◆ GIVEN TASK
Do not repeat pictures. Repeat exactly the lines of the listing below from its first line through the line with "per_capita = [650, 820, 1040, 1410, 1740]".

▬▬▬

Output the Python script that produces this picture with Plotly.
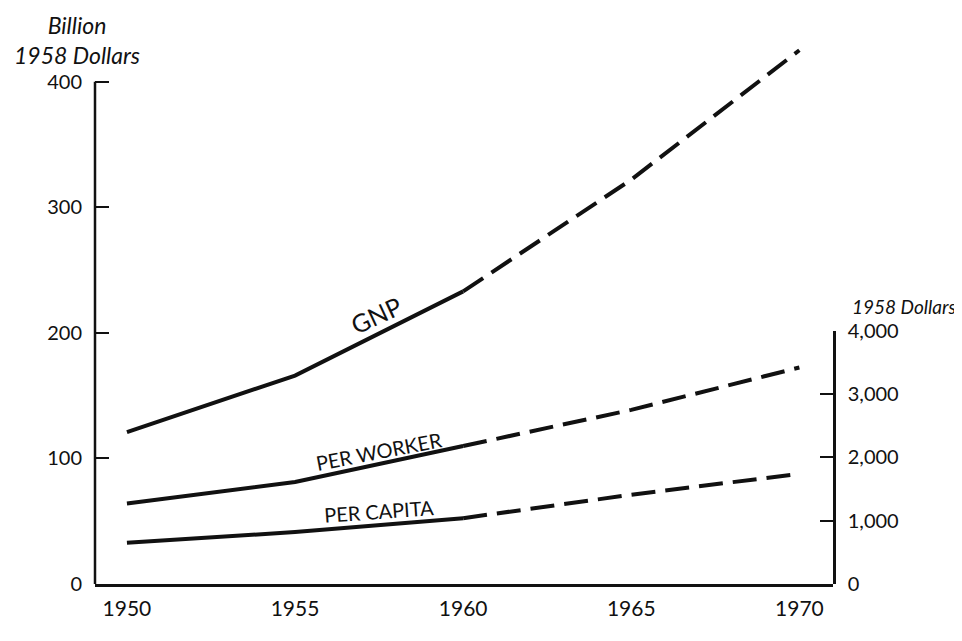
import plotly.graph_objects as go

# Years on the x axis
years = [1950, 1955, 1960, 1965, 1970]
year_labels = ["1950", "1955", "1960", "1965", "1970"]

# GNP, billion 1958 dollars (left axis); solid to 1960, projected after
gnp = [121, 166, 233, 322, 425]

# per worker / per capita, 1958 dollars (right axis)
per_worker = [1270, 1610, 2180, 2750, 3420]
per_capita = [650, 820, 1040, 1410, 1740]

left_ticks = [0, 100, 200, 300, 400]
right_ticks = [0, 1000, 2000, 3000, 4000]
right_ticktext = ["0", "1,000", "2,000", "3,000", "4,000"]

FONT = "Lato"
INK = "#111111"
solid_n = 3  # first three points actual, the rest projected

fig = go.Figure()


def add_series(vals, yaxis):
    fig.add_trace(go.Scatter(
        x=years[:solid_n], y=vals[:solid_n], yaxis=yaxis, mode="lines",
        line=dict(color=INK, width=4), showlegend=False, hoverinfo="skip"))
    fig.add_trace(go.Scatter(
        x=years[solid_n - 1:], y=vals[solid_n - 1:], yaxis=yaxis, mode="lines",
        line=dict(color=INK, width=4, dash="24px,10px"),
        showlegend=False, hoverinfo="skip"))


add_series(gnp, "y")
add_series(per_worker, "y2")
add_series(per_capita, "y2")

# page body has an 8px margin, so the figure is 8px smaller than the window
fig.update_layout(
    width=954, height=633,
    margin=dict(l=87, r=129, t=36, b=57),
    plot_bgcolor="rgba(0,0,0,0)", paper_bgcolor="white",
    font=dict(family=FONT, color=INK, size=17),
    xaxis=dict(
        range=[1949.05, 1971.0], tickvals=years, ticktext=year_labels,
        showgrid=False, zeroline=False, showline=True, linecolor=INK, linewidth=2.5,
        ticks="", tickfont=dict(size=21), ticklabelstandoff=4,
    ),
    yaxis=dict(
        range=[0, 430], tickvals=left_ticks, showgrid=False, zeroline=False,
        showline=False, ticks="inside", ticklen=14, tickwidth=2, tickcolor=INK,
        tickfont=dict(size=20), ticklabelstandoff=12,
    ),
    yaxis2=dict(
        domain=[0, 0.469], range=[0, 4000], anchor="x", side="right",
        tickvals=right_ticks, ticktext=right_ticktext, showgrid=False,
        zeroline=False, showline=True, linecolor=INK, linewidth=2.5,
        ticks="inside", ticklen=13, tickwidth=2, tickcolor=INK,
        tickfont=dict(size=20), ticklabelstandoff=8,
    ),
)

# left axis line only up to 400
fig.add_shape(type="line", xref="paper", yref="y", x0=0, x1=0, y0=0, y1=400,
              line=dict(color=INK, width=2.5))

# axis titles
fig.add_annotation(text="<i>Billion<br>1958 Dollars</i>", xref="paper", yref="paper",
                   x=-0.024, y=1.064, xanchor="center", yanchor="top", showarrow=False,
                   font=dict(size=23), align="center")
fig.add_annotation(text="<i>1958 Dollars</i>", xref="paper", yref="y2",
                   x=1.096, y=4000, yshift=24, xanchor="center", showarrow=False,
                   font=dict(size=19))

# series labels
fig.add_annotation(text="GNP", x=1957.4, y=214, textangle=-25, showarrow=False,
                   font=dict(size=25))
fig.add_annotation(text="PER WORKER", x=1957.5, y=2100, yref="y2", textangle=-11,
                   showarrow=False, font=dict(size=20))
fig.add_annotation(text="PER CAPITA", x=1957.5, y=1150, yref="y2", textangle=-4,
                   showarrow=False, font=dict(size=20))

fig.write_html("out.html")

▬▬▬

◆ OUTPUT FOR THIS TASK
Output the Python script that produces this picture with Plotly.
import plotly.graph_objects as go

# Years on the x axis
years = [1950, 1955, 1960, 1965, 1970]
year_labels = ["1950", "1955", "1960", "1965", "1970"]

# GNP, billion 1958 dollars (left axis); solid to 1960, projected after
gnp = [121, 166, 233, 322, 425]

# per worker / per capita, 1958 dollars (right axis)
per_worker = [1270, 1610, 2180, 2750, 3420]
per_capita = [650, 820, 1040, 1410, 1740]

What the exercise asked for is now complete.